Les stèles des frontières palestiniennes.

Nous devons signaler ici un fait en lui-même assez obscur, mais qui nous paraît se rattacher au sujet qui nous occupe présentement; c'est que la Loi tout entière devait être écrite sur des pierres exposées à la vue de tout le monde. Nous voyons que, dans le Deutéronome, l'ordre est donné aux Hébreux de dresser de grandes pierres de l'autre côté du Jourdain, de les enduire de chaux et d'y graver « toutes les paroles de la Loi ». Ces pierres devaient être dressées sur le mont Ebal et à côté d'elles, il était commandé à Israël d'élever un autel et d'y offrir au Seigneur des holocaustes et des sacrifices d'actions de grâces. Le texte sacré ajoute que les paroles de la Loi devaient être gravées très nettement [1].

Il ne s'agit dans ce passage que d'une seule prescription, mais la tradition talmudique [2]nous parle de deux répétitions du même fait dont la première aurait eu lieu au temps de Moïse lui-même dans la région en deçà du Jourdain et l'autre à l'époque de Josué à Guilgal; les pierres auraient été ensuite érigées sur le mont Ebal selon l'ordre divin. Entre ces deux circonstances identiques, la tradition place l'érection faite par Josué de pierres au milieu du Jourdain en souvenir de son passage. En outre, il n'est pas douteux que, d'après le Talmud, Moïse n'ait écrit la Loi de sa main une première fois sur les pierres qu'il avait dressées.

Quant à la manière dont la transcription prescrite par le grand législateur a été effectuée, nous voyons les avis des Docteurs divisés [3]dans le Talmud. Selon R. Jehouda, les Hébreux, après avoir écrit la Loi sur les pierres, auraient enduit celles-ci de chaux.

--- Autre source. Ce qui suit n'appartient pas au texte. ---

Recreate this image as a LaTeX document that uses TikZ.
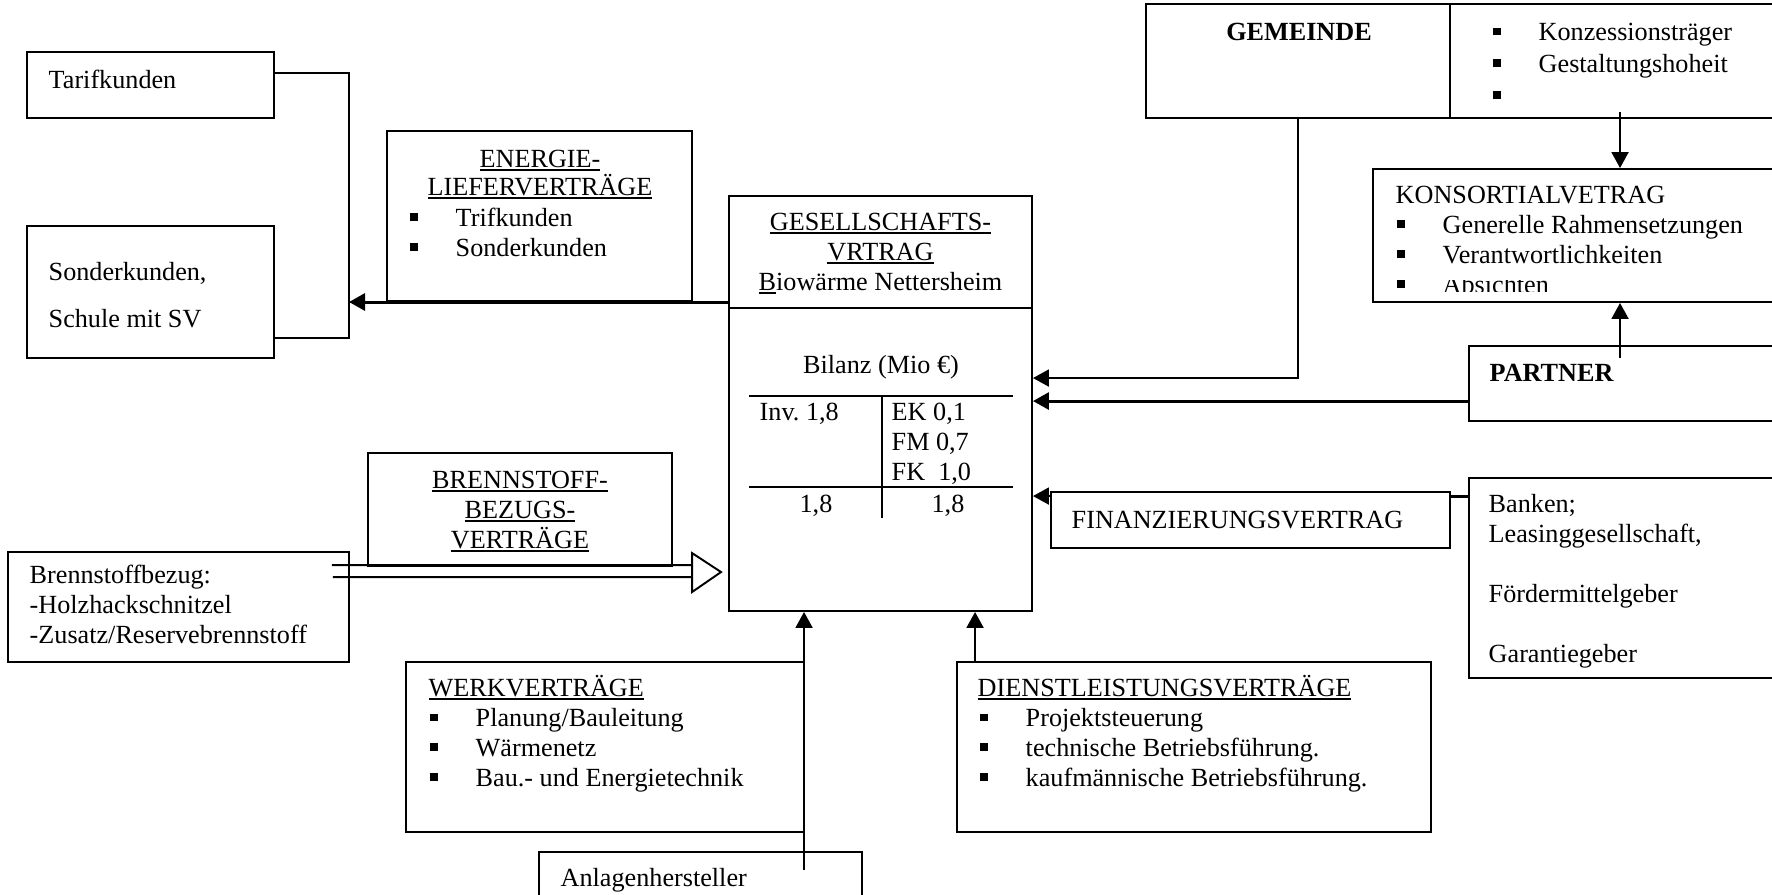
\documentclass[tikz,border=0pt]{standalone}
\usepackage{fontspec}
\setmainfont{Liberation Serif}
\frenchspacing
\usetikzlibrary{arrows.meta,calc,fit}
\tikzset{>={Triangle[length=1.6mm,width=1.7mm]}}
\tikzset{
  kasten/.style={draw, line width=0.55pt, inner sep=0pt},
  schrift/.style={font=\fontsize{7.45}{8.5}\selectfont, inner sep=0pt, anchor=base west, align=left},
  mitte/.style={schrift, anchor=base, align=center},
  fett/.style={schrift, font=\fontsize{7.45}{8.5}\selectfont\bfseries},
  pfeil/.style={->, line width=0.6pt},
  dick/.style={line width=0.85pt}
}
\newcommand\ustrich[1]{\setbox0=\hbox{#1}\rlap{\rule[-1.1pt]{\wd0}{0.55pt}}\box0}
\newcommand\punkt{\makebox[4.6mm][l]{\rule[0.52mm]{0.8mm}{0.75mm}}}

\begin{document}
\begin{tikzpicture}[x=0.1mm,y=-0.1mm]
  \useasboundingbox (0,0) rectangle (1772,894);
  \clip (0,0) rectangle (1772,894);
  \pgfmathsetmacro{\yenergie}{302};
  \pgfmathsetmacro{\xklammer}{349};
  \pgfmathsetmacro{\ykopf}{308};
  \node[kasten, fit={(27,52) (274,118)}] (tarif) {};
  \node[kasten, fit={(27,226) (274,358)}] (sonder) {};
  \node[kasten, fit={(387,131) (692,301)}] (energie) {};
  \node[kasten, fit={(729,196) (1032,611)}] (gesell) {};
  \node[kasten, fit={(1146,4) (1450,118)}] (gemeinde) {};
  \node[kasten, fit={(1450,4) (1790,118)}] (aufgaben) {};
  \node[kasten, fit={(1373,169) (1790,302)}] (konsort) {};
  \node[kasten, fit={(1469,346) (1790,421)}] (partner) {};
  \node[kasten, fit={(1051,492) (1450,548)}] (finanz) {};
  \node[kasten, fit={(1469,478) (1790,678)}] (banken) {};
  \node[kasten, fit={(368,453) (672,566)}] (brenn) {};
  \node[kasten, fit={(8,552) (349,662)}] (bezug) {};
  \node[kasten, fit={(406,662) (804,832)}] (werk) {};
  \node[kasten, fit={(957,662) (1431,832)}] (dienst) {};
  \node[kasten, fit={(539,852) (862,910)}] (anlagen) {};
  \coordinate (klammer) at (\xklammer,\yenergie);
  \draw[line width=0.55pt] ($(tarif.north east)+(0,22)$) -| (klammer) |- ($(sonder.north east)+(0,113)$);
  \draw[pfeil,dick] (gesell.west |- klammer) -- (klammer);
  \draw[pfeil] (gemeinde.south) |- ($(gesell.north east)+(0,183)$);
  \draw[pfeil] ($(aufgaben.south)+(0,-7)$) -- (konsort.north -| aufgaben.south);
  \draw[pfeil] ($(partner.north -| aufgaben.south)+(0,13)$) -- (konsort.south -| aufgaben.south);
  \draw[pfeil,dick] ($(partner.north west)+(0,56)$) coordinate (p0) -- (gesell.east |- p0);
  \draw[pfeil] ($(finanz.north west)+(0,5)$) coordinate (f0) -- (gesell.east |- f0);
  \draw[dick] ($(banken.north west)+(0,19)$) coordinate (b0) -- (finanz.east |- b0);
  \draw[pfeil] ($(anlagen.north west)+(266,19)$) coordinate (a0) -- (gesell.south -| a0);
  \draw[pfeil] ($(dienst.north west)+(19,0)$) coordinate (d0) -- (gesell.south -| d0);
  \draw[line width=0.55pt] ($(bezug.north east)+(-18,14)$) -- ($(gesell.north west)+(-36,370)$);
  \draw[line width=0.55pt] ($(bezug.north east)+(-17,26)$) -- ($(gesell.north west)+(-36,382)$);
  \draw[line width=0.55pt, fill=white] ($(gesell.north west)+(-36,358)$) -- ($(gesell.north west)+(-7,377)$) -- ($(gesell.north west)+(-36,397)$) -- cycle;
  \draw[line width=0.55pt] (gesell.west |- 0,\ykopf) -- (gesell.east |- 0,\ykopf);
  \draw[line width=0.7pt] (749,396) -- (1013,396) (749,487) -- (1013,487);
  \draw[line width=0.55pt] (882,396) -- (882,518);
  \node[schrift] (tarif-t) at (48,88) {Tarifkunden};
  \node[schrift] (sonder-t) at (48,327) {Sonderkunden,\\[1.7mm]Schule mit SV};
  \node[mitte] (energie-t) at (540,195) {\ustrich{ENERGIE-}\\[-0.2mm]\ustrich{LIEFERVERTRÄGE}};
  \node[schrift] (energie-l) at (409,256) {\punkt Trifkunden\\\punkt Sonderkunden};
  \node[mitte] (gesell-t) at (880.5,290) {\ustrich{GESELLSCHAFTS-}\\\ustrich{VRTRAG}\\\ustrich{B}iowärme Nettersheim};
  \node[mitte] (bilanz) at (881,373) {Bilanz (Mio €)};
  \node[schrift] (inv) at (759,420) {Inv. 1,8};
  \node[schrift] (passiva) at (891,480) {EK 0,1\\FM 0,7\\FK\ \ 1,0};
  \node[mitte] (summe-a) at (816,512) {1,8};
  \node[mitte] (summe-p) at (948,512) {1,8};
  \node[fett, anchor=base] (gemeinde-t) at (1299,41) {GEMEINDE};
  \node[schrift] (aufgaben-l) at (1492,104) {\punkt Konzessionsträger\\[0.2mm]\punkt Gestaltungshoheit\\[0.2mm]\punkt};
  \node[schrift] (konsort-t) at (1395,203) {KONSORTIALVETRAG};
  \node[schrift] (konsort-l) at (1396,263) {\punkt Generelle Rahmensetzungen\\\punkt Verantwortlichkeiten};
  \begin{scope}
    \clip (1380,280) rectangle (1772,291);
    \node[schrift] (konsort-x) at (1396,293) {\punkt Absichten};
  \end{scope}
  \node[fett] (partner-t) at (1489,381) {PARTNER};
  \node[schrift] (finanz-t) at (1071,528) {FINANZIERUNGSVERTRAG};
  \node[schrift] (banken-l) at (1488,662) {Banken;\\Leasinggesellschaft,\\[3mm]Fördermittelgeber\\[3mm]Garantiegeber};
  \node[mitte] (brenn-t) at (520,548) {\ustrich{BRENNSTOFF-}\\\ustrich{BEZUGS-}\\\ustrich{VERTRÄGE}};
  \node[schrift] (bezug-t) at (29,643) {Brennstoffbezug:\\-Holzhackschnitzel\\-Zusatz/Reservebrennstoff};
  \node[schrift] (werk-t) at (428,696) {\ustrich{WERKVERTRÄGE}};
  \node[schrift] (werk-l) at (429,786) {\punkt Planung/Bauleitung\\\punkt Wärmenetz\\\punkt Bau.- und Energietechnik};
  \node[schrift] (dienst-t) at (977,696) {\ustrich{DIENSTLEISTUNGSVERTRÄGE}};
  \node[schrift] (dienst-l) at (979,786) {\punkt Projektsteuerung\\\punkt technische Betriebsführung.\\\punkt kaufmännische Betriebsführung.};
  \node[schrift] (anlagen-t) at (560,886) {Anlagenhersteller};
\end{tikzpicture}
\end{document}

Et comme R. Simon lui fait observer avec raison que, dans ce cas, les peuples gentils de ce temps là se seraient trouvés dans l'impossibilité d'apprendre la Loi, il répond: « Dieu leur donna un surcroît d'intelligence et ils envoyèrent des scribes ( notarim ) qui détacheront la couche de chaux et copièrent la Loi; c'est pourquoi la sentence de condamnation a été prononcée contre eux, car ils auraient dû apprendre, se trouvant en état de le faire, et ils n'ont point appris ». R. Simon soutient au contraire que l'écriture a été tracée sur l'enduit lui-même et qu'au dessous de toutes les inscriptions se trouvait ce verset: « Afin que vous ne soyez point induits à imiter les abominations des Gentils », d'où le Talmud tire cette conclusion que si les peuples païens se convertissaient, ils seraient acceptés dans la société d'Israël.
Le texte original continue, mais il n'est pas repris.